The Top 5 Subway Maps of the World

Subways are an essential part of getting around most major cities. Navigating these underground mazes can often be a challenge, particularly for foreign tourists. The following article takes a look at some of the best and most interesting subway maps from around the world.


The first map of the London Underground dates back to 1908 when the Underground Electric Railways Company of London, in conjunction with 4 operators of underground trains created a geographical representation of the directions of lines and locations of station. These were overlaid on the city’s major landmarks and roads, but the map proved to be limited and difficult to read.

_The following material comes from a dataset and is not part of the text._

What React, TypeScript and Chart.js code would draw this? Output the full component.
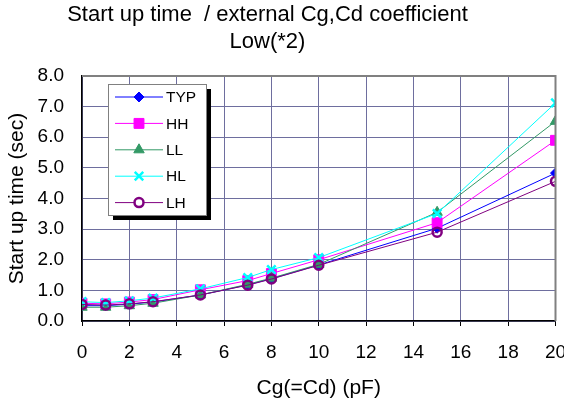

The current, diagrammatic design was created in 1931 by Harry Beck, a London Underground employee who observed that the location of the stations in relation to overground landmarks was irrelevant. Beck presented stations in their relative, rather than absolute positions, in a design that is much more user-friendly for commuters.

New York City

The current New York City Subway map is based on a 1979 design by Michael Hertz Associates and is widely recognised as a design classic. The map has been the subject of several works of art, including those by noted artist Alexander Chen.

Due to the complexity of the system and its design, the map is not geographically accurate but represents stations alongside the city’s major streets, helping commuters to easily find their way around.


The Moscow metro system opened in 1935 with an 11 km line and 13 stations, it has grown to reach 301.2 km with 182 stations and is used daily by around 6-9 million users making it the second-busiest subway in the world behind Tokyo.

Akin to the London and New York subway maps, Moscow follows a topological structure, with rings to demonstrate the major stations and landmarks. It took designers Art Lebdev almost 4 years to develop the latest design which they claim is: “Recognizable, yet truly novel, able to satisfy both passengers’ demands and design requirements.”


The subway in Tokyo is part of the most extensive rapid transit system in the world. The 14 lines and 282 stations serve nearly 8 million passengers every day making it the busiest system in the world.

The subway’s map features an innovative design which features both Japanese and English language versions of station names. The stations are consecutively numbered on colour-coded lines, meaning that commuters who don’t speak either language will find it easy to navigate.


The Art-Nouveau Paris Metro is the second busiest in Europe behind Moscow, carrying around 4.5 million commuters each day, almost 1.5 billion annually.
A revised version of the original Parisien subway map was conceived by Harry Beck, the man responsible for London’s Underground map. However, despite being widely celebrated by graphic designers as a triumph, it was never used by the French authorities. The current design features a common topological design with numbers and colours to identify lines and stations.